Establishing a Nevis Trust
Creating a Nevis trust is not simply a matter of paperwork—it’s a strategic move that must align with a broader wealth planning framework. From drafting the deed to appointing trustees and selecting beneficiaries, each decision has long-term implications.
A trust must also be structured with substance and compliance in mind. The trustee must be a licensed local entity, due diligence must be completed on all parties, and asset transfers need to be executed transparently to avoid issues down the line.
Typical costs to establish a fully compliant Nevis trust structure start at $12,500, with annual maintenance fees averaging around $7,600. This includes registered office, trustee administration, accounting (typically capped at 10 transactions), and renewal filings. Given the level of legal protection and administrative support involved, the cost is a fraction of what equivalent structures in other jurisdictions might command.
When and Why to Consider a Nevis Trust
Whether you’re responding to rising geopolitical risk, planning intergenerational succession, or looking to mitigate the threat of litigation or forced heirship claims, a Nevis trust offers a legally fortified, cost-effective, and discreet solution.
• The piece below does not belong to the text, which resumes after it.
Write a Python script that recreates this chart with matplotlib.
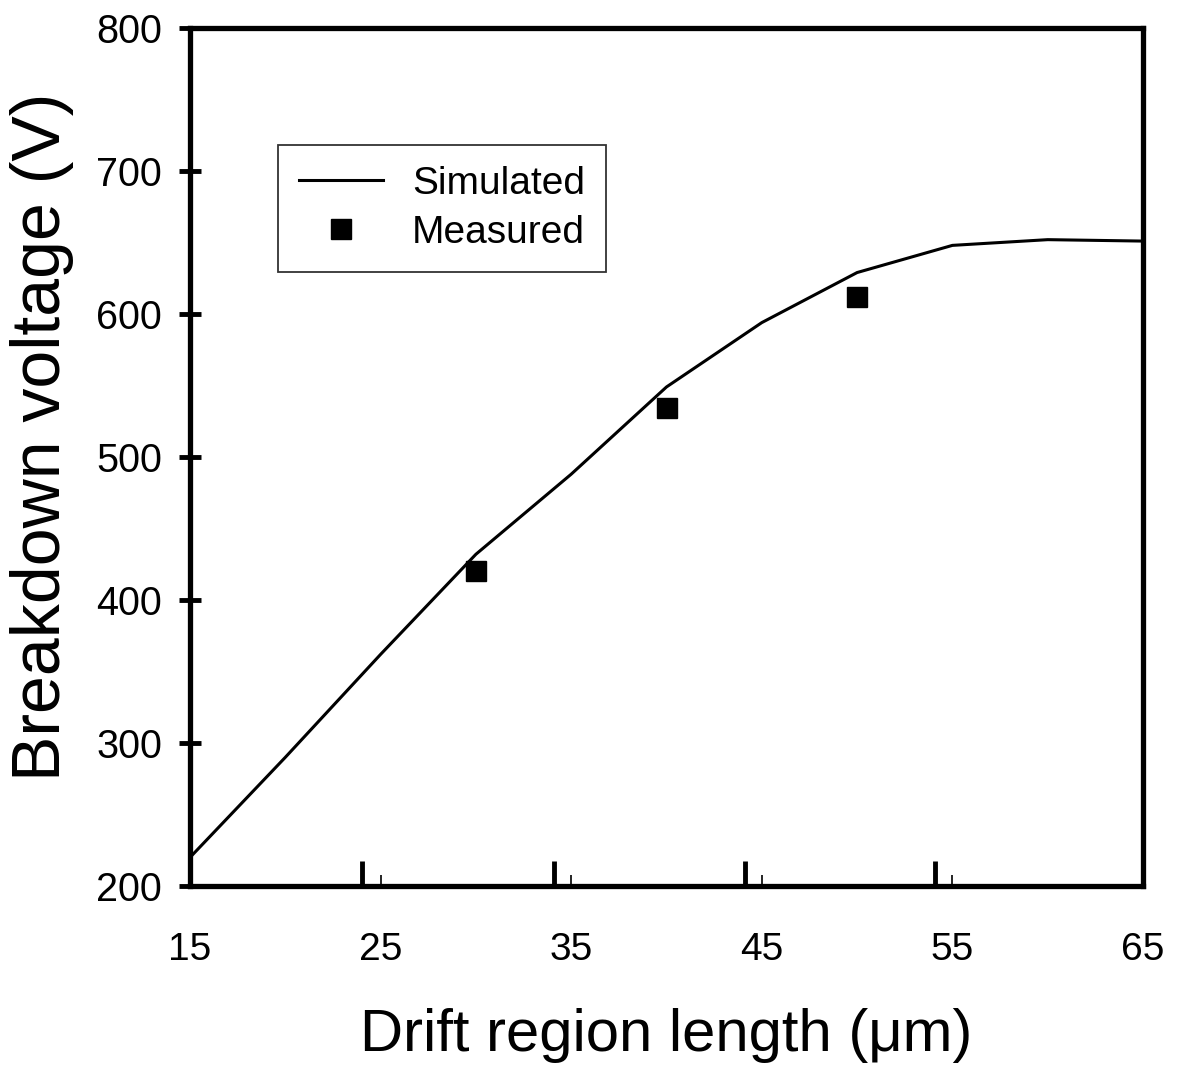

It’s especially relevant for:
- Founders and shareholders of international businesses
- Families with global investments and real estate
- Individuals exposed to political instability or aggressive tax enforcement
- Professionals concerned about potential future claims or legal harassment
Final Thoughts
In the landscape of global wealth protection, few tools are as versatile, discreet, and powerful as a Nevis trust. Its legislative advantages, structural flexibility, and cost-efficiency combine to create a formidable legal instrument for anyone serious about preserving their assets over the long term.
With the right legal team and proper setup, a Nevis trust is not just a defensive play—it’s a forward-looking strategy for building a lasting legacy.